Seven Damon Runyon alumni were elected to the National Academy of Sciences (the science “Hall of Fame”), one of the highest honors that can be given to a U.S. scientist. This membership recognizes their distinguished and continuing achievements in original research.
Damon Runyon alumni were part of the 120 newly elected members and 26 international members joining the Academy, which was established in 1863.
This brings the total number of Damon Runyon scientists who are members of the National Academy of Sciences to 86.
Howard Y. Chang, MD, PhD (Scholar ‘06-‘08), Stanford University School of Medicine
Chang’s research focuses on understanding how small molecules attached to the DNA affect gene expression and coordinate cell fate and function, as well as on the role played by long noncoding RNAs in biological development, cancer and aging.
Scott N. Keeney, PhD (Fellow ‘94-‘97), Memorial Sloan Kettering Cancer Center
Working with yeast and mice as model organisms, Keeney and his team are examining the molecular details of how cells repair the double-stranded DNA breaks that initiate the exchange of genetic information between homologous chromosomes during the formation of gametes.

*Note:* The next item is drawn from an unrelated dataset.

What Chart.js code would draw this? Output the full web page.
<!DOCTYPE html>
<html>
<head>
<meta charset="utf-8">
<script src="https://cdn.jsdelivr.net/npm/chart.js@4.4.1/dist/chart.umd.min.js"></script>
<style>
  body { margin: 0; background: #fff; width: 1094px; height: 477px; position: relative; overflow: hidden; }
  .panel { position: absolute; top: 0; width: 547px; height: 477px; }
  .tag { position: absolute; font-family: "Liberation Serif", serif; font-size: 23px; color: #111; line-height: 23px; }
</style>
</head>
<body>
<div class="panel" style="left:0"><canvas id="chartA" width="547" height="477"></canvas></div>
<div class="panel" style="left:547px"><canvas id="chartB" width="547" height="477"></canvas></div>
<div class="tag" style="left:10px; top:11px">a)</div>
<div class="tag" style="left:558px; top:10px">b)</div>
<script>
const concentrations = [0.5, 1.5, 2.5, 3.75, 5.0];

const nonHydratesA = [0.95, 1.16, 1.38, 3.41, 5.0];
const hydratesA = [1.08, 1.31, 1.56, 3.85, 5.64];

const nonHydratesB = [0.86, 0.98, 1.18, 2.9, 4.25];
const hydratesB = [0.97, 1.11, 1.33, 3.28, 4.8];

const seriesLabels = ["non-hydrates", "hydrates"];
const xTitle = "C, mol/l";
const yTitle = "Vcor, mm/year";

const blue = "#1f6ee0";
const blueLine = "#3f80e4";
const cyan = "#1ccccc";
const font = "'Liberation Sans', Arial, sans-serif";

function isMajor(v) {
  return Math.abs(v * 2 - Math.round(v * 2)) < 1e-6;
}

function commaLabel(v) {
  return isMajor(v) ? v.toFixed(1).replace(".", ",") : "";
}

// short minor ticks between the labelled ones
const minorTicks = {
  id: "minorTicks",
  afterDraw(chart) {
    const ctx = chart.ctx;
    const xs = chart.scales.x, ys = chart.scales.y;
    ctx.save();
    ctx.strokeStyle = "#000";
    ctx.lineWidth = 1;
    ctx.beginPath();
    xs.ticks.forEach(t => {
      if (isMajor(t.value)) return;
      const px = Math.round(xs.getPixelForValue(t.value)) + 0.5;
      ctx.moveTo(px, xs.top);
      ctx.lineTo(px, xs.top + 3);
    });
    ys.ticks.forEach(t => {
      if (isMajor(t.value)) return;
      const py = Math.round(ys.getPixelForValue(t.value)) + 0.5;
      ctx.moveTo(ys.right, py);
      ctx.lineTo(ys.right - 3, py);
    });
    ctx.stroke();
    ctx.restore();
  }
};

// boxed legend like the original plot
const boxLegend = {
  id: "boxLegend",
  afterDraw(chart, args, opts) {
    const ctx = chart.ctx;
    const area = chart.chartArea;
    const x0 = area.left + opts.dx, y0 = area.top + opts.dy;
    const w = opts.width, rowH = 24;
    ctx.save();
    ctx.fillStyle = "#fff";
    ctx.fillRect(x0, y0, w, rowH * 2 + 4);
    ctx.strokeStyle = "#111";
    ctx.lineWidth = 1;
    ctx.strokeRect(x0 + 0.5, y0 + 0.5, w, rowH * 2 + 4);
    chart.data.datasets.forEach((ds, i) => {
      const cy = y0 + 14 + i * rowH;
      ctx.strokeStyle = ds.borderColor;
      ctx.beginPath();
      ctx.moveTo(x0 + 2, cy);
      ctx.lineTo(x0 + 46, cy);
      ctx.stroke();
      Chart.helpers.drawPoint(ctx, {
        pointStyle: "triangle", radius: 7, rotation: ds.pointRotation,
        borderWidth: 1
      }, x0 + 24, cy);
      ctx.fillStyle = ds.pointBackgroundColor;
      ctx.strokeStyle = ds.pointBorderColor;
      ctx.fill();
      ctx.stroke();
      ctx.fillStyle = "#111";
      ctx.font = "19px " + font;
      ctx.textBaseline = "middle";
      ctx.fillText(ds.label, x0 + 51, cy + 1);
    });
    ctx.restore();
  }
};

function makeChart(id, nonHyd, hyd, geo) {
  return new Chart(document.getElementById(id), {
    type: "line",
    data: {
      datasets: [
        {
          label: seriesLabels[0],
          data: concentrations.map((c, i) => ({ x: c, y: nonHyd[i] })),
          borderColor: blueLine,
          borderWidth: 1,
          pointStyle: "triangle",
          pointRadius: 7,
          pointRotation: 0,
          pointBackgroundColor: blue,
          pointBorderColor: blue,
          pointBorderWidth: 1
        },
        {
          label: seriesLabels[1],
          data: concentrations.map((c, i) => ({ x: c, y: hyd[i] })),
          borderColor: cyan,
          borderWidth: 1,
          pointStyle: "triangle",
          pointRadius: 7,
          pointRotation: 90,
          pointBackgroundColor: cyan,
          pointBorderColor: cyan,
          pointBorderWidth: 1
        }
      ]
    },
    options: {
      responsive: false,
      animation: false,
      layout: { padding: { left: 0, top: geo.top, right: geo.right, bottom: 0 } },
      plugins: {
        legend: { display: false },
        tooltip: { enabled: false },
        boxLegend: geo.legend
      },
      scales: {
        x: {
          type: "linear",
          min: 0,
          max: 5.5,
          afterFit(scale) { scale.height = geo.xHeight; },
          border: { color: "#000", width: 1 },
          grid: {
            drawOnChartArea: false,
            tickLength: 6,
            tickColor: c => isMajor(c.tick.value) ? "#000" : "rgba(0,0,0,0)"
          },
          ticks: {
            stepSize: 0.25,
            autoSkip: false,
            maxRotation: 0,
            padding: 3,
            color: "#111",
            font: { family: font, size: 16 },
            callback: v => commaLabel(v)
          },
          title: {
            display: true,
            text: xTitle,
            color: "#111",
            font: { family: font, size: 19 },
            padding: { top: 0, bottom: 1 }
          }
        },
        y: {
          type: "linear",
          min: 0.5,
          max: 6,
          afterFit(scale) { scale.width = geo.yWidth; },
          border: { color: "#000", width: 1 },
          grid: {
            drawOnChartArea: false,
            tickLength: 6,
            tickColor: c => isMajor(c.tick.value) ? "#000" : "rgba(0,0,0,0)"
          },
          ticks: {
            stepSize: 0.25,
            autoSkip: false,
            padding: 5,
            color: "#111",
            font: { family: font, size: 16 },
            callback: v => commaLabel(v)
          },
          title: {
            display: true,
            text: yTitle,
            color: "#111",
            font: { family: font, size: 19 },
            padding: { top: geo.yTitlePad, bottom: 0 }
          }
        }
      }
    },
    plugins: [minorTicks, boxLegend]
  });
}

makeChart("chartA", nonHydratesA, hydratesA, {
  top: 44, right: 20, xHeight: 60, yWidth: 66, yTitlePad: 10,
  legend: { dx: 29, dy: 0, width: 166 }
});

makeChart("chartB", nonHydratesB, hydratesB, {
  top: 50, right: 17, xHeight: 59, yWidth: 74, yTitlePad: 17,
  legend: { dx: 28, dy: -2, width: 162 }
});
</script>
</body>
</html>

Understanding how this process fails in diseases such as Down syndrome and some cancers may lead to new therapies.
Judy Lieberman, MD, PhD (Fellow ‘84-‘86), Boston Children’s Hospital and and Harvard Medical School
The Lieberman lab studies cytotoxic T lymphocytes (CTL) that induce cell death in the immune defense against viral infection and cancer. Granzyme A, the most abundant CTL death-inducing protease, triggers a novel form of programmed cell death. The Lieberman lab uncovered the molecular basis for DNA destruction in this pathway.

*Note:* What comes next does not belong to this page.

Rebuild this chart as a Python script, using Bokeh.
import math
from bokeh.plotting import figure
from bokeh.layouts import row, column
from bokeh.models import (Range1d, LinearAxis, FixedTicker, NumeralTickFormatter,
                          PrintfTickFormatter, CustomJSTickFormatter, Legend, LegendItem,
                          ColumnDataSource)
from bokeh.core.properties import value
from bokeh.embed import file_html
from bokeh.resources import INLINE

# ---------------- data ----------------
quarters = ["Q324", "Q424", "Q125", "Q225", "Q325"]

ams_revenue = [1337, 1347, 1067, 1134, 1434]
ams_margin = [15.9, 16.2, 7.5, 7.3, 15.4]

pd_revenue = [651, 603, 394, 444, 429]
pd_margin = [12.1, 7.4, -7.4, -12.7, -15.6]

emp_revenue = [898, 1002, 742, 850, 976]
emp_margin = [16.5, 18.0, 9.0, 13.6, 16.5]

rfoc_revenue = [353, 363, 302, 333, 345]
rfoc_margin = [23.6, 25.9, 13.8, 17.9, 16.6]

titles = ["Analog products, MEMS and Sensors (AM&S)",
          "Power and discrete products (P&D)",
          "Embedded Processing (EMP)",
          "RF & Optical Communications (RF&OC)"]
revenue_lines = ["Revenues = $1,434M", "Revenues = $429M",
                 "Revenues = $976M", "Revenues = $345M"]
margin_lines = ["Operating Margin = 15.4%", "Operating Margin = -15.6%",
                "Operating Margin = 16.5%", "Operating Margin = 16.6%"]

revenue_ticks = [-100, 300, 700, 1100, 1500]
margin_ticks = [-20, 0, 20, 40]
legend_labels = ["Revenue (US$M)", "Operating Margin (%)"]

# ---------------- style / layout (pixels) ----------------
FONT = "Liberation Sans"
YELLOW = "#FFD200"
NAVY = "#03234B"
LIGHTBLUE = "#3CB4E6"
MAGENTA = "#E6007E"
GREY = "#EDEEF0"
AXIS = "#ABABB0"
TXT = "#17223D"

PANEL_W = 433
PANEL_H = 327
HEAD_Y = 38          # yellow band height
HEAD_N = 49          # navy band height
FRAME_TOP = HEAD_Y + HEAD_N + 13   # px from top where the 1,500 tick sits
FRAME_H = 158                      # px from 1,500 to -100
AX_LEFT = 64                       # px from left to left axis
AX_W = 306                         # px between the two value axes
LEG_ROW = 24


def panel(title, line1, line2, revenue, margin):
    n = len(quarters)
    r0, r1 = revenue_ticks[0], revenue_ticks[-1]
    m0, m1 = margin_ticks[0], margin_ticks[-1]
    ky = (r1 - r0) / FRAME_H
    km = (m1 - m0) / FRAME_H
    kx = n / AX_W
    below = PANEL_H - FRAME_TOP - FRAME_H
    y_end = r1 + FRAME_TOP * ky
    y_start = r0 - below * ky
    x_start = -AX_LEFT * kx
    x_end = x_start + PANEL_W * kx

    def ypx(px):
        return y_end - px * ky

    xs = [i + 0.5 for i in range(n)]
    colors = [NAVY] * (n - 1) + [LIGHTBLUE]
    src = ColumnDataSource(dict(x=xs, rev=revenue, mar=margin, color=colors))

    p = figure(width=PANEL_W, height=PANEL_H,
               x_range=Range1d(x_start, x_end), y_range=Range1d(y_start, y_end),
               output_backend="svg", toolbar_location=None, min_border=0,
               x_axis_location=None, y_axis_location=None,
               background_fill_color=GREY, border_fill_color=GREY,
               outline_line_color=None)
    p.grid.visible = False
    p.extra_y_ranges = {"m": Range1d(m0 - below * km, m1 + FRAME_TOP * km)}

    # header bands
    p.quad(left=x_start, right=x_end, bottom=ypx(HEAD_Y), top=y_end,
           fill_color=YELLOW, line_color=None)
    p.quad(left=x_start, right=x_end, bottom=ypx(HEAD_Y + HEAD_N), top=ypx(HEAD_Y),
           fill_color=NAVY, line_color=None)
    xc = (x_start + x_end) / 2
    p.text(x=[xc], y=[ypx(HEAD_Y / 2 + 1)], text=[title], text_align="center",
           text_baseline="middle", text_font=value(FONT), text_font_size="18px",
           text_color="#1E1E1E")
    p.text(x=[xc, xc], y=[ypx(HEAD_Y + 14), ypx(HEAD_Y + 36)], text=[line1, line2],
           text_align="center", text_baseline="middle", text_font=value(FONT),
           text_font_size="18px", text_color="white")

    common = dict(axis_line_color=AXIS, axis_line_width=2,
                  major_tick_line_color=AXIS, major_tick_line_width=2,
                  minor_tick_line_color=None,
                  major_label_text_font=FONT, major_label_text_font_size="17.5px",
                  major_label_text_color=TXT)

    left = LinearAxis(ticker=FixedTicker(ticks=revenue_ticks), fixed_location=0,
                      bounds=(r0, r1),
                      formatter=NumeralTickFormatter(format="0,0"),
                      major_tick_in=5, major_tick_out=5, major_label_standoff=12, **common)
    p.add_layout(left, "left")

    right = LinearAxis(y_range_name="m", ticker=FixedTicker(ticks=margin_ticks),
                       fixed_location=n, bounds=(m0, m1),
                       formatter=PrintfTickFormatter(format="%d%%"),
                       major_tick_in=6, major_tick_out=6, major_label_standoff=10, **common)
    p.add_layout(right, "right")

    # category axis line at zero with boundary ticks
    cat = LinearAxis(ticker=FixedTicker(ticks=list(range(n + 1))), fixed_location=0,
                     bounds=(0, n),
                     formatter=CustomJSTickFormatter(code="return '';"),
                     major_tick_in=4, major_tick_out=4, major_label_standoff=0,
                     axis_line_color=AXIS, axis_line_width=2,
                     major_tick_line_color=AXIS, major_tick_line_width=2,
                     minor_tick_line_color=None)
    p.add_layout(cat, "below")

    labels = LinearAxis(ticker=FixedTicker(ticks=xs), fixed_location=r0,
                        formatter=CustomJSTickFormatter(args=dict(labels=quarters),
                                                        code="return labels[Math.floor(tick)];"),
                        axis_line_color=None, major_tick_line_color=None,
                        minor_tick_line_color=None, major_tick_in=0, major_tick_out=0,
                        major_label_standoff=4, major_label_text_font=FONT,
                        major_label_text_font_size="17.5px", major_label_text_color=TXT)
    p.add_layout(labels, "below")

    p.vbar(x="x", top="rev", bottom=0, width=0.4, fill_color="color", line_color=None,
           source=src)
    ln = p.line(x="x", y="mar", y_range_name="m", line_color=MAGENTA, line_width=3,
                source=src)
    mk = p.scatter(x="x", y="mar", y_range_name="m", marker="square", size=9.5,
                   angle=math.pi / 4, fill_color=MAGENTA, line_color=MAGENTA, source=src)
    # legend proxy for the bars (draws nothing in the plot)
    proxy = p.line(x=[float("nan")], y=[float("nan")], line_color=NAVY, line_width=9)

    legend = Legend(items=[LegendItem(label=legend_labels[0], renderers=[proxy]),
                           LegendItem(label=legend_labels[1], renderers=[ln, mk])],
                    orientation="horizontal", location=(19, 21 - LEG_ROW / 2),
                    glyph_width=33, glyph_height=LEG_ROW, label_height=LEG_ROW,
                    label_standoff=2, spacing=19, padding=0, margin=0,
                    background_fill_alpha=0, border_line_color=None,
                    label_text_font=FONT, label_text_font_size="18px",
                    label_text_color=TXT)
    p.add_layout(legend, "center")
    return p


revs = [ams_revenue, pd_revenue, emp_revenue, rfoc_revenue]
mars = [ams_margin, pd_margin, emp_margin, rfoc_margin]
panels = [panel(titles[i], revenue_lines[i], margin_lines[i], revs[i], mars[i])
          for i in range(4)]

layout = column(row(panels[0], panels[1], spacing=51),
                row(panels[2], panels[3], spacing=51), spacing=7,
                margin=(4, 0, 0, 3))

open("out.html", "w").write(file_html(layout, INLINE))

Michael K. Rosen, PhD (Fellow ‘93-‘95), University of Texas Southwestern Medical Center
Rosen’s research focuses on compartments within a cell, called biomolecular condensates, which concentrate proteins and nucleic acids without a surrounding membrane. Biomolecular condensates form through phase separation, like oil and water. These phase-separated structures are involved in many fundamental cellular mechanisms in health and disease.
Lorraine S. Symington, PhD (Fellow ‘83-‘85), Columbia University Medical Center
Using yeast as a model organism, Symington’s lab studies how cells repair harmful breaks in DNA strands with homologous recombination. Defects in this repair mechanism have been associated with increased mutations and cancer. This research may lead to novel drugs that increase DNA damage, or disable other repair mechanisms, for treating cancers with homologous recombination deficiencies.
Peter Tontonoz, MD, PhD (Scholar ‘99-‘00), University of California, Los Angeles
The Tontonoz laboratory focuses on how lipids control gene expression and the role of nuclear receptors in lipid metabolism. These studies are expected to provide insight into fundamental regulatory strategies and may identify targets for therapeutic intervention in diabetes, obesity and cardiovascular disease.
Robert Tycko, PhD, (Fellow ‘86), National Institute of Diabetes and Digestive and Kidney Diseases, National Institutes of Health
The Tycko lab is developing experimental techniques that can elucidate the structural properties of proteins important in biology and human disease using solid state NMR techniques and electron microscopy. This research aims to provide new structural and mechanistic information about protein assemblies that are associated with Alzheimer’s disease, type 2 diabetes and AIDS.